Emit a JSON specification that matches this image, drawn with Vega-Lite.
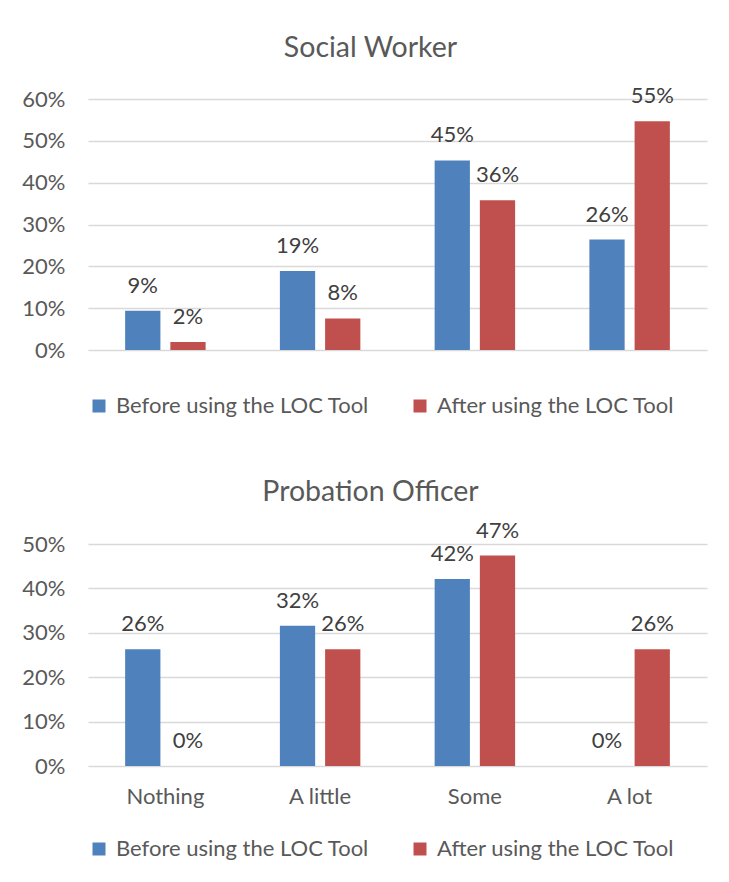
{
  "$schema": "https://vega.github.io/schema/vega-lite/v6.json",
  "background": "white",
  "padding": {"left": 21, "top": 33, "right": 5, "bottom": 5},
  "config": {
    "font": "Lato",
    "view": {"stroke": null},
    "axis": {
      "labelFont": "Lato",
      "labelFontSize": 22,
      "labelColor": "#595959",
      "gridColor": "#d9d9d9",
      "gridWidth": 1.5,
      "domain": false,
      "ticks": false,
      "title": null
    },
    "legend": {
      "orient": "bottom",
      "direction": "horizontal",
      "title": null,
      "symbolType": "square",
      "symbolSize": 169,
      "symbolStrokeWidth": 0,
      "labelFont": "Lato",
      "labelFontSize": 22,
      "labelColor": "#595959",
      "labelOffset": 6,
      "labelLimit": 400,
      "columnPadding": 40
    },
    "title": {"font": "Lato", "fontSize": 28.5, "fontWeight": "normal", "color": "#595959"},
    "concat": {"spacing": 61}
  },
  "datasets": {
    "sw": [
      {"level": "Nothing", "when": "Before using the LOC Tool", "pct": 0.094},
      {"level": "Nothing", "when": "After using the LOC Tool", "pct": 0.019},
      {"level": "A little", "when": "Before using the LOC Tool", "pct": 0.189},
      {"level": "A little", "when": "After using the LOC Tool", "pct": 0.0755},
      {"level": "Some", "when": "Before using the LOC Tool", "pct": 0.453},
      {"level": "Some", "when": "After using the LOC Tool", "pct": 0.358},
      {"level": "A lot", "when": "Before using the LOC Tool", "pct": 0.264},
      {"level": "A lot", "when": "After using the LOC Tool", "pct": 0.547}
    ],
    "po": [
      {"level": "Nothing", "when": "Before using the LOC Tool", "pct": 0.263},
      {"level": "Nothing", "when": "After using the LOC Tool", "pct": 0},
      {"level": "A little", "when": "Before using the LOC Tool", "pct": 0.316},
      {"level": "A little", "when": "After using the LOC Tool", "pct": 0.263},
      {"level": "Some", "when": "Before using the LOC Tool", "pct": 0.421},
      {"level": "Some", "when": "After using the LOC Tool", "pct": 0.474},
      {"level": "A lot", "when": "Before using the LOC Tool", "pct": 0},
      {"level": "A lot", "when": "After using the LOC Tool", "pct": 0.263}
    ]
  },
  "resolve": {"scale": {"color": "independent"}, "legend": {"color": "independent"}},
  "vconcat": [
    {
      "width": 619,
      "height": 251,
      "title": {"text": "Social Worker", "anchor": "middle", "dx": -27, "offset": 23},
      "data": {"name": "sw"},
      "encoding": {
        "x": {
          "field": "level", "type": "nominal",
          "sort": ["Nothing", "A little", "Some", "A lot"],
          "scale": {"paddingInner": 0.48, "paddingOuter": 0.24},
          "axis": {"labels": false, "grid": false}
        },
        "xOffset": {
          "field": "when", "type": "nominal",
          "sort": ["Before using the LOC Tool", "After using the LOC Tool"],
          "scale": {"paddingInner": 0.22, "paddingOuter": 0}
        },
        "y": {
          "field": "pct", "type": "quantitative",
          "scale": {"domain": [0, 0.6]},
          "axis": {"format": ".0%", "values": [0, 0.1, 0.2, 0.3, 0.4, 0.5, 0.6], "labelPadding": 23}
        }
      },
      "layer": [
        {
          "mark": {"type": "bar"},
          "encoding": {
            "color": {
              "field": "when", "type": "nominal",
              "sort": ["Before using the LOC Tool", "After using the LOC Tool"],
              "scale": {"range": ["#4f81bd", "#c0504d"]},
              "legend": {"offset": 45}
            }
          }
        },
        {
          "mark": {"type": "text", "baseline": "alphabetic", "dy": -18, "fontSize": 22, "color": "#404040"},
          "encoding": {"text": {"field": "pct", "type": "quantitative", "format": ".0%"}}
        }
      ]
    },
    {
      "width": 619,
      "height": 222,
      "title": {"text": "Probation Officer", "anchor": "middle", "dx": -27, "offset": 13},
      "data": {"name": "po"},
      "encoding": {
        "x": {
          "field": "level", "type": "nominal",
          "sort": ["Nothing", "A little", "Some", "A lot"],
          "scale": {"paddingInner": 0.48, "paddingOuter": 0.24},
          "axis": {"labelAngle": 0, "labelPadding": 20, "grid": false}
        },
        "xOffset": {
          "field": "when", "type": "nominal",
          "sort": ["Before using the LOC Tool", "After using the LOC Tool"],
          "scale": {"paddingInner": 0.22, "paddingOuter": 0}
        },
        "y": {
          "field": "pct", "type": "quantitative",
          "scale": {"domain": [0, 0.5]},
          "axis": {"format": ".0%", "values": [0, 0.1, 0.2, 0.3, 0.4, 0.5], "labelPadding": 23}
        }
      },
      "layer": [
        {
          "mark": {"type": "bar"},
          "encoding": {
            "color": {
              "field": "when", "type": "nominal",
              "sort": ["Before using the LOC Tool", "After using the LOC Tool"],
              "scale": {"range": ["#4f81bd", "#c0504d"]},
              "legend": {"offset": 31}
            }
          }
        },
        {
          "mark": {"type": "text", "baseline": "alphabetic", "dy": -18, "fontSize": 22, "color": "#404040"},
          "encoding": {"text": {"field": "pct", "type": "quantitative", "format": ".0%"}}
        }
      ]
    }
  ]
}
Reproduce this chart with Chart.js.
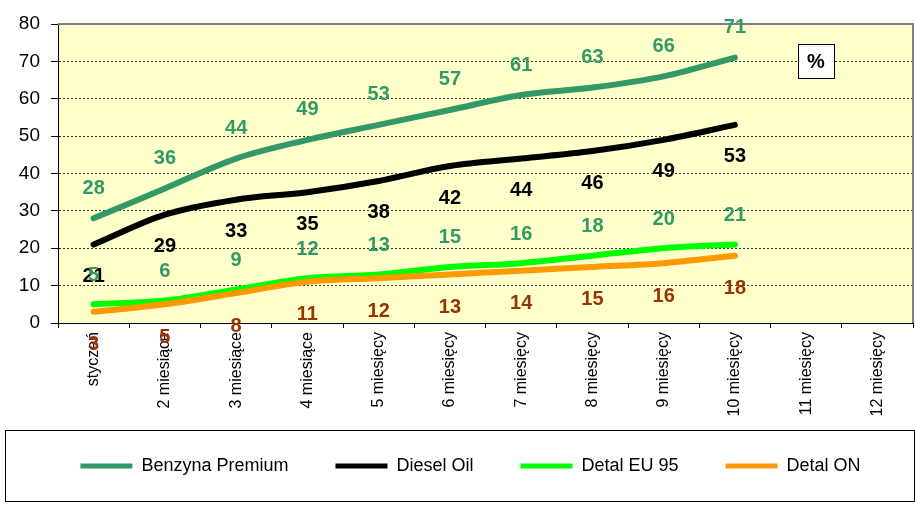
<!DOCTYPE html>
<html>
<head>
<meta charset="utf-8">
<script src="https://cdn.jsdelivr.net/npm/chart.js@4.4.1/dist/chart.umd.min.js"></script>
<style>
html,body{margin:0;padding:0;background:#fff;}
#wrap{width:915px;height:511px;position:relative;}
</style>
</head>
<body>
<div id="wrap"><canvas id="c" width="915" height="511"></canvas></div>
<script>
const categories = ['styczeń','2 miesiące','3 miesiące','4 miesiące','5 miesięcy','6 miesięcy','7 miesięcy','8 miesięcy','9 miesięcy','10 miesięcy','11 miesięcy','12 miesięcy'];
const benzynaPremium = [28,36,44,49,53,57,61,63,66,71,null,null];
const dieselOil = [21,29,33,35,38,42,44,46,49,53,null,null];
const detalEU95 = [5,6,9,12,13,15,16,18,20,21,null,null];
const detalON = [3,5,8,11,12,13,14,15,16,18,null,null];
const yTicks = [0,10,20,30,40,50,60,70,80];

const FONT = 'Arial, "Liberation Sans", sans-serif';

const bgPlugin = {
  id: 'bg',
  afterLayout(chart) {
    const sx = chart.scales.x, sy = chart.scales.y;
    if (sx) sx._computeLabelArea = () => undefined;
    if (sy) sy._computeLabelArea = () => undefined;
  },
  beforeDraw(chart) {
    const {ctx, chartArea: a} = chart;
    ctx.save();
    ctx.fillStyle = '#FFFFCC';
    ctx.fillRect(a.left, a.top, a.right - a.left, a.bottom - a.top);
    ctx.restore();
  },
  afterDatasetsDraw(chart) {
    const {ctx, chartArea: a} = chart;
    ctx.save();
    ctx.strokeStyle = '#808080';
    ctx.lineWidth = 2;
    ctx.beginPath();
    ctx.moveTo(a.left, a.top);
    ctx.lineTo(a.right, a.top);
    ctx.lineTo(a.right, a.bottom);
    ctx.stroke();
    const cfg = [
      {off: -30, color: '#339966'},
      {off: 32, color: '#000000'},
      {off: -29, color: '#339966'},
      {off: 33, color: '#993300'}
    ];
    ctx.font = 'bold 20px ' + FONT;
    ctx.textAlign = 'center';
    ctx.textBaseline = 'middle';
    chart.data.datasets.forEach((ds, i) => {
      const meta = chart.getDatasetMeta(i);
      meta.data.forEach((pt, j) => {
        const v = ds.data[j];
        if (v === null || v === undefined) return;
        ctx.fillStyle = cfg[i].color;
        ctx.fillText(String(v), pt.x, pt.y + cfg[i].off);
      });
    });
    const bx = Math.round(chart.scales.x.getPixelForValue(10.14));
    const by = Math.round(chart.scales.y.getPixelForValue(70));
    ctx.fillStyle = '#fff';
    ctx.fillRect(bx - 18, by - 17, 36, 34);
    ctx.strokeStyle = '#000';
    ctx.lineWidth = 1;
    ctx.strokeRect(bx - 18 + 0.5, by - 17 + 0.5, 36, 34);
    ctx.fillStyle = '#000';
    ctx.font = 'bold 20px ' + FONT;
    ctx.fillText('%', bx, by + 1);
    ctx.restore();
  },
  afterDraw(chart) {
    const {ctx} = chart;
    ctx.save();
    ctx.strokeStyle = '#000';
    ctx.lineWidth = 1;
    ctx.strokeRect(5.5, 430.5, 909, 71);
    ctx.restore();
  }
};

new Chart(document.getElementById('c'), {
  type: 'line',
  data: {
    labels: categories,
    datasets: [
      {label: 'Benzyna Premium', data: benzynaPremium, borderColor: '#339966', backgroundColor: '#339966', borderWidth: 6, order: 4},
      {label: 'Diesel Oil', data: dieselOil, borderColor: '#000000', backgroundColor: '#000000', borderWidth: 6, order: 3},
      {label: 'Detal EU 95', data: detalEU95, borderColor: '#00FF00', backgroundColor: '#00FF00', borderWidth: 6, order: 2},
      {label: 'Detal ON', data: detalON, borderColor: '#FF9900', backgroundColor: '#FF9900', borderWidth: 6, order: 1}
    ]
  },
  options: {
    responsive: false,
    animation: false,
    devicePixelRatio: 1,
    layout: {padding: {left: 28, right: 2, top: 24, bottom: 26}},
    elements: {
      point: {radius: 0, hoverRadius: 0},
      line: {tension: 0.3, borderCapStyle: 'round', borderJoinStyle: 'round', cubicInterpolationMode: 'monotone'}
    },
    plugins: {
      legend: {
        position: 'bottom',
        sort: (a, b) => a.datasetIndex - b.datasetIndex,
        labels: {
          boxWidth: 52,
          boxHeight: 5,
          padding: 47,
          color: '#000',
          font: {family: FONT, size: 18},
          generateLabels(chart) {
            return chart.data.datasets.map((ds, i) => ({
              text: ds.label,
              fillStyle: ds.borderColor,
              strokeStyle: ds.borderColor,
              lineWidth: 0,
              datasetIndex: i,
              hidden: false
            }));
          }
        }
      },
      tooltip: {enabled: false}
    },
    scales: {
      x: {
        offset: true,
        afterFit(scale) { scale.height = 87; },
        grid: {
          offset: true,
          drawOnChartArea: false,
          drawTicks: true,
          tickLength: 5,
          tickColor: '#000',
          color: '#000'
        },
        border: {display: true, color: '#000', width: 1},
        ticks: {
          minRotation: 90,
          maxRotation: 90,
          autoSkip: false,
          color: '#000',
          padding: 4,
          font: {family: FONT, size: 16}
        }
      },
      y: {
        min: 0,
        max: 80,
        afterFit(scale) { scale.width = 30; },
        afterBuildTicks(scale) { scale.ticks = yTicks.map(v => ({value: v})); },
        grid: {
          drawTicks: true,
          tickLength: 7,
          tickColor: '#000',
          color: (c) => (c.tick && (c.tick.value === 0 || c.tick.value === 80)) ? 'rgba(0,0,0,0)' : '#333',
          lineWidth: 1
        },
        border: {display: true, color: '#000', width: 1, dash: [2, 2]},
        ticks: {
          color: '#000',
          padding: 11,
          font: {family: FONT, size: 19}
        }
      }
    }
  },
  plugins: [bgPlugin]
});
</script>
</body>
</html>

* **SET EXERCISE**:
Examine the entries and report how many of their lines contain the string "with", giving no more than the number.

* **EXERCISE OUTPUT**:
2